RECORDS FOR THE TASK:
━━━━━━
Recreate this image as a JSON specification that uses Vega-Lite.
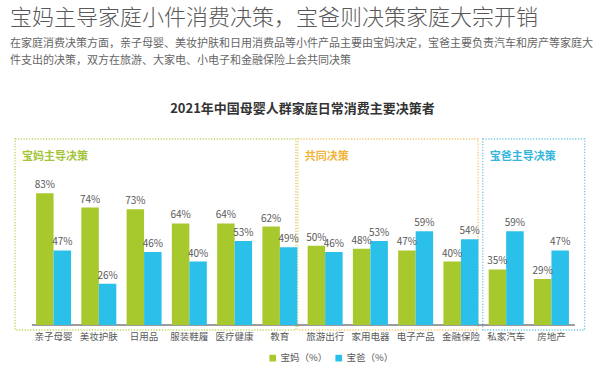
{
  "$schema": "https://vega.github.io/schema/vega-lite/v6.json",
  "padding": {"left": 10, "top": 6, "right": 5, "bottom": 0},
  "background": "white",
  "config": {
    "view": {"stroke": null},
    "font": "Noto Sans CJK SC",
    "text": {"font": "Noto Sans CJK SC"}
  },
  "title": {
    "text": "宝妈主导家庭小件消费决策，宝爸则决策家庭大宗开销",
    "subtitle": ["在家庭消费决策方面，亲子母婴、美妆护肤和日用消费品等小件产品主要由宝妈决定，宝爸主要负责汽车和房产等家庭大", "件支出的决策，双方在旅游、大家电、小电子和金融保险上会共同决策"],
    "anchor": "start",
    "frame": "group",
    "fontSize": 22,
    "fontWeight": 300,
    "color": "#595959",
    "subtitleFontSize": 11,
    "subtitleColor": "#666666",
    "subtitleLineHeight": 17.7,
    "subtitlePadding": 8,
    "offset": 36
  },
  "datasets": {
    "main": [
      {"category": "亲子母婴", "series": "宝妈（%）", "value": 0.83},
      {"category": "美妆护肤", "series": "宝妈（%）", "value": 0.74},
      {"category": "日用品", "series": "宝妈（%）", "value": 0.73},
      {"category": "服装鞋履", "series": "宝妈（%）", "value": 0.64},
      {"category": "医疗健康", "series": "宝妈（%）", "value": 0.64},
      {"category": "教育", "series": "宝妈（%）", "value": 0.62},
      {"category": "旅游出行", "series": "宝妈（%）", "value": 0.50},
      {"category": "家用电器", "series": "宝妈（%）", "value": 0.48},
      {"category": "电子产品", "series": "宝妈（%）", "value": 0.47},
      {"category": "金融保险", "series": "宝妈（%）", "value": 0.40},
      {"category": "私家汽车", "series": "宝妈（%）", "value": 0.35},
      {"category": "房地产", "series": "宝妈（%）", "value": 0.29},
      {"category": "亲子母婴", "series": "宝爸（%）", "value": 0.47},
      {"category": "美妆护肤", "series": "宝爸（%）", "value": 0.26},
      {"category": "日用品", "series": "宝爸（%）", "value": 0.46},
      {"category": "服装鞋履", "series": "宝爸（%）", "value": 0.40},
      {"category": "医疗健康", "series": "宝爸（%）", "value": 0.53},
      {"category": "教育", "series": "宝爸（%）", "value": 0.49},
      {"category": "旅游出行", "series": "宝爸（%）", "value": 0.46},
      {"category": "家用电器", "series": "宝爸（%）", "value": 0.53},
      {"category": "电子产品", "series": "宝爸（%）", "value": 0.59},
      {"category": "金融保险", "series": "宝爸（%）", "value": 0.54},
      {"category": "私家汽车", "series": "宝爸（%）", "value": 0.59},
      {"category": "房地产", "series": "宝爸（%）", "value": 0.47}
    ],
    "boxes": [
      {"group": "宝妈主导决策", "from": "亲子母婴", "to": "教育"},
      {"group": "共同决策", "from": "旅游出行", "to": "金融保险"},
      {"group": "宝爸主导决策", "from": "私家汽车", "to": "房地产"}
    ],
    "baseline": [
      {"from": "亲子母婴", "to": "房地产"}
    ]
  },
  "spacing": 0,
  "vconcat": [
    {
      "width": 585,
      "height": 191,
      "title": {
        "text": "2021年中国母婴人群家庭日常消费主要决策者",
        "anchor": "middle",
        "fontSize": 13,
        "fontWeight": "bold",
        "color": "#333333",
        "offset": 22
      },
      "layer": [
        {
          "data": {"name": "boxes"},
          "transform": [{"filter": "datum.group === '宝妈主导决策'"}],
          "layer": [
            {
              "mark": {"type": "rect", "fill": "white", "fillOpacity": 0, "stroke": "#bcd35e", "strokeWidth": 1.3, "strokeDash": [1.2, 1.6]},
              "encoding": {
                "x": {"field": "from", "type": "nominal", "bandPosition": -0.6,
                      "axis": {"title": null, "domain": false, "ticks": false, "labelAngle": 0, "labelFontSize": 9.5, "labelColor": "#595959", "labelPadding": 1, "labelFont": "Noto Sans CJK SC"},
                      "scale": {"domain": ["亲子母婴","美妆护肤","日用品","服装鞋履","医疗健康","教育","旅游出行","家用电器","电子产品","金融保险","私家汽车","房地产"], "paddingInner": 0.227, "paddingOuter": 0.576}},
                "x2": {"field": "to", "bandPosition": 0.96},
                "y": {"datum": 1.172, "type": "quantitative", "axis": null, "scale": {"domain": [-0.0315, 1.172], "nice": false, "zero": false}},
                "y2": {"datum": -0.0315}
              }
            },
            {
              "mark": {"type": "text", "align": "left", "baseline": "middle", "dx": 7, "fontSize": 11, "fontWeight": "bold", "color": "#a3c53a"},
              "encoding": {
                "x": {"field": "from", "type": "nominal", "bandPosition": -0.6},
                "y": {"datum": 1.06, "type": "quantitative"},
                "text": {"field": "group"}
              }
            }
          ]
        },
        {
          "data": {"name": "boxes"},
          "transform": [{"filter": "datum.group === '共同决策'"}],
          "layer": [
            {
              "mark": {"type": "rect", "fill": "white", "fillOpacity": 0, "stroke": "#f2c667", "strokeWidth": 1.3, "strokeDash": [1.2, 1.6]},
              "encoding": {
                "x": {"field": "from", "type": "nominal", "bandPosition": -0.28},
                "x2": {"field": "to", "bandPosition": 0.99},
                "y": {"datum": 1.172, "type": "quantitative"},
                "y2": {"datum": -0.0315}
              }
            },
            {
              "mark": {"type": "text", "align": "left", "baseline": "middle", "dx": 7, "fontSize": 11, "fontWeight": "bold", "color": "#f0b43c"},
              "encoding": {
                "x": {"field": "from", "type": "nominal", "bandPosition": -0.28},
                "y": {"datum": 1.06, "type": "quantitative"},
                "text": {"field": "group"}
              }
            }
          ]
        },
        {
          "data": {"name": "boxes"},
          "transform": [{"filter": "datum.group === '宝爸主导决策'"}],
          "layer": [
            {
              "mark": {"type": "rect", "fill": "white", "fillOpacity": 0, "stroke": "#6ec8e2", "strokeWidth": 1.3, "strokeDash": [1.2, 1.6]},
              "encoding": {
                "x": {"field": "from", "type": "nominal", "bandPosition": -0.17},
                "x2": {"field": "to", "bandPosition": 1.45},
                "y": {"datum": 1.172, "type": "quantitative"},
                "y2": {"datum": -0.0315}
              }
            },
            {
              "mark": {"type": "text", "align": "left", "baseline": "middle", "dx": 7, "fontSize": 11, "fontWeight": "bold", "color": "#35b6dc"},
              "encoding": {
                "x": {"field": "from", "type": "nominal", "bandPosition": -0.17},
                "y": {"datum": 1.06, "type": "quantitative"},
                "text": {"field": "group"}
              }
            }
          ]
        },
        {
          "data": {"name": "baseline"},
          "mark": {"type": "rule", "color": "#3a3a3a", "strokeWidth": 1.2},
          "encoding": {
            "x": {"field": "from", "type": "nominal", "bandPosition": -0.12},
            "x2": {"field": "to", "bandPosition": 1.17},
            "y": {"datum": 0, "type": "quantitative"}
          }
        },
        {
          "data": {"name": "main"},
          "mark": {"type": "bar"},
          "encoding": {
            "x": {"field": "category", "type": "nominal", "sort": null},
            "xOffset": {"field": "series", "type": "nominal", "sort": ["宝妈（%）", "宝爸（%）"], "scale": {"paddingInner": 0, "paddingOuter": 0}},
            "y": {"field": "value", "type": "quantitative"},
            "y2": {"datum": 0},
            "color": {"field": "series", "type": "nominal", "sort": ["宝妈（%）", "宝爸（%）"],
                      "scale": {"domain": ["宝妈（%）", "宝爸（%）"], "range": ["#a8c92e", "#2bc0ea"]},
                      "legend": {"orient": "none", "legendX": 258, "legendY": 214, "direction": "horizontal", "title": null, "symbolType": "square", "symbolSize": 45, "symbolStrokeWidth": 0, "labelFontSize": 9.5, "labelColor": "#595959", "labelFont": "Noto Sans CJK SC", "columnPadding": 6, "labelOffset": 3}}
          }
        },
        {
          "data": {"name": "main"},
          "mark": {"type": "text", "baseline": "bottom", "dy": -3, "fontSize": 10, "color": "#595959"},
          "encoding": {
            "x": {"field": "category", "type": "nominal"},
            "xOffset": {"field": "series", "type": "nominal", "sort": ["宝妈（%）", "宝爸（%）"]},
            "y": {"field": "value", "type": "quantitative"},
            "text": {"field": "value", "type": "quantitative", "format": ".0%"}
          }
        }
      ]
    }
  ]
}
━━━━━━
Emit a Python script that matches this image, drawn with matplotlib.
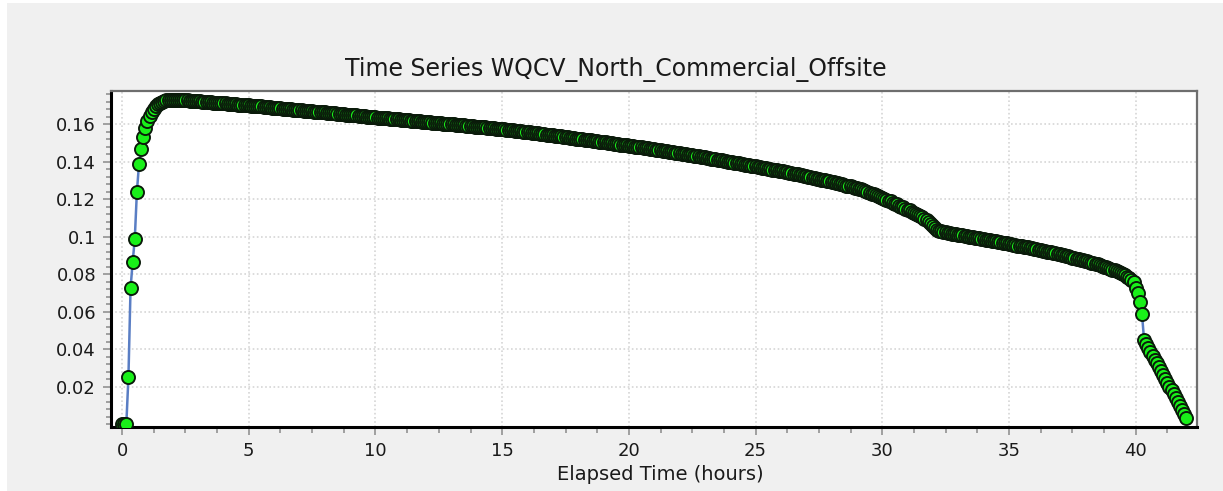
━━━━━━
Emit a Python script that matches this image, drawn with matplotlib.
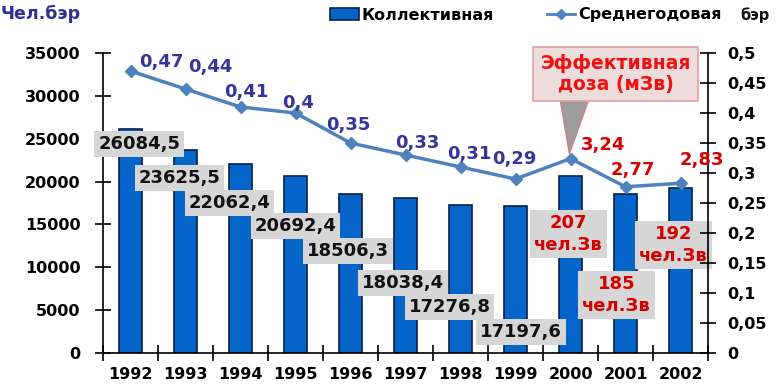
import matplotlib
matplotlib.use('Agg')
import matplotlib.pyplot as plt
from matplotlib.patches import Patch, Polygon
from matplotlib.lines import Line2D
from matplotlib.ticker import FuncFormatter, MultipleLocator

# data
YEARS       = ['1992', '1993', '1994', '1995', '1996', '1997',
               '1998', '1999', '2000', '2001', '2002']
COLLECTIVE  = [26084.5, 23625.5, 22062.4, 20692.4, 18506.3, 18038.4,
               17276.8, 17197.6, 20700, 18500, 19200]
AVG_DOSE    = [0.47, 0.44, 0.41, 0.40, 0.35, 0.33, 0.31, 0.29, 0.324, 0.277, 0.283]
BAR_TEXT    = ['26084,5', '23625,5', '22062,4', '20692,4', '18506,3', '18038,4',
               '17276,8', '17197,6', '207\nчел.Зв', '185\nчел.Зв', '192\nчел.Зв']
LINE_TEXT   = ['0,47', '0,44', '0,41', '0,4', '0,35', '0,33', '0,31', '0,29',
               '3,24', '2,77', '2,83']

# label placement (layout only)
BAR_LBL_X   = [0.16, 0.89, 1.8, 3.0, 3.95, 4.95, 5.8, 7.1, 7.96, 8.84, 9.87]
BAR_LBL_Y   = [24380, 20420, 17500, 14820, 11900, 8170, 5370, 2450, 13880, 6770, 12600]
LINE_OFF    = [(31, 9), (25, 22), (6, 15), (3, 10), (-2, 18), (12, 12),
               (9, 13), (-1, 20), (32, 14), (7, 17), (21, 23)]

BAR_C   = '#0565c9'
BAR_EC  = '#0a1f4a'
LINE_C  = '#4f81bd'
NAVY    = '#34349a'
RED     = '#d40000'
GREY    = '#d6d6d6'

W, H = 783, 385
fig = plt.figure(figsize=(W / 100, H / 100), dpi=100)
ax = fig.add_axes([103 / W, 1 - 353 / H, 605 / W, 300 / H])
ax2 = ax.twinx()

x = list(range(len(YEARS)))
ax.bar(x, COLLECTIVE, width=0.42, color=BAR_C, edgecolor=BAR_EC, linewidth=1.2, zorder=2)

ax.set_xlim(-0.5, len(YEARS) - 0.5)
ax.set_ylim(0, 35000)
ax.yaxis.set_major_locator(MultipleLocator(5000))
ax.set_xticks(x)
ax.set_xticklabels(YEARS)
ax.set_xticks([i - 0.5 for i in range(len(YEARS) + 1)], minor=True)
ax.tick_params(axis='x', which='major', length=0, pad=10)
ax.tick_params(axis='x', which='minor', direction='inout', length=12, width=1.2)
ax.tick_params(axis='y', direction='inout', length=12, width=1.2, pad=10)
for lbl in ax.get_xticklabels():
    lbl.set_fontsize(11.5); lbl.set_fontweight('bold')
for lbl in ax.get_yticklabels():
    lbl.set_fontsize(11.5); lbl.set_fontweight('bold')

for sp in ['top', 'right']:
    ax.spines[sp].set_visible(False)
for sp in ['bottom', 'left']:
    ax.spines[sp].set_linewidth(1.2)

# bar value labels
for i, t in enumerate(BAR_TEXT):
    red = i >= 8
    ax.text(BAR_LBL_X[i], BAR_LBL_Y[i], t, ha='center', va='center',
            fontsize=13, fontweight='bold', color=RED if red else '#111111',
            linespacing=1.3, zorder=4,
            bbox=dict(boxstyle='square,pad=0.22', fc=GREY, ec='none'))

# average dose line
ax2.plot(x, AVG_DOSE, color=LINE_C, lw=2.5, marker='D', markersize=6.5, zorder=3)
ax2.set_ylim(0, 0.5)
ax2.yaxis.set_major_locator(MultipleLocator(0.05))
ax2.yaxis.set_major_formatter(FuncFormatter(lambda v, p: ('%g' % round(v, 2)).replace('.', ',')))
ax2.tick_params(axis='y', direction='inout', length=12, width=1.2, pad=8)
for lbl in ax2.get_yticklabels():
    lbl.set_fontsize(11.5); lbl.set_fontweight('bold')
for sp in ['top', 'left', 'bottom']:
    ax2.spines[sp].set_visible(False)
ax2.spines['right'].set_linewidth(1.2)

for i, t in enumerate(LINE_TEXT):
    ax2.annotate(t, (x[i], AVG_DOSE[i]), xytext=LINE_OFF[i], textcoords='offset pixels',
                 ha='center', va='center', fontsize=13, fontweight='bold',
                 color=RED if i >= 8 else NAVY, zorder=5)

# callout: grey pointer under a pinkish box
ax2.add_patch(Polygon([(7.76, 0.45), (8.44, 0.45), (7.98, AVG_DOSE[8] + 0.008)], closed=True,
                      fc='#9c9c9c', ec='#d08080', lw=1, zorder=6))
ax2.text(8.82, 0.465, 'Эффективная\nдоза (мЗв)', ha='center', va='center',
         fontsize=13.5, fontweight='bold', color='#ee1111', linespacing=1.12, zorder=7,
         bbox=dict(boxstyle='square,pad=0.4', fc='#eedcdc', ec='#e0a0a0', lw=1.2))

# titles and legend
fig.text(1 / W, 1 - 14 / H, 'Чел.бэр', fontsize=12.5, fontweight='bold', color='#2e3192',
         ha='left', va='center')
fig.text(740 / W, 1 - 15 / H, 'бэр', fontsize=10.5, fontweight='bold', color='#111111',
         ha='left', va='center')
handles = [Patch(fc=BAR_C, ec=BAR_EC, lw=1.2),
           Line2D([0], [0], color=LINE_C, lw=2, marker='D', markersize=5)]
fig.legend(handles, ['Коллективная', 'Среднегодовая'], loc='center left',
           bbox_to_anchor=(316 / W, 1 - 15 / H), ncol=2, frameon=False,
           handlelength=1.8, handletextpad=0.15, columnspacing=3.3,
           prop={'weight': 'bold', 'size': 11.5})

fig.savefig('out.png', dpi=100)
━━━━━━
WRITTEN TASK:
In the records above, how many lines contain the word "matplotlib"? Give the number alone.

ANSWER TO THIS PROBLEM:
8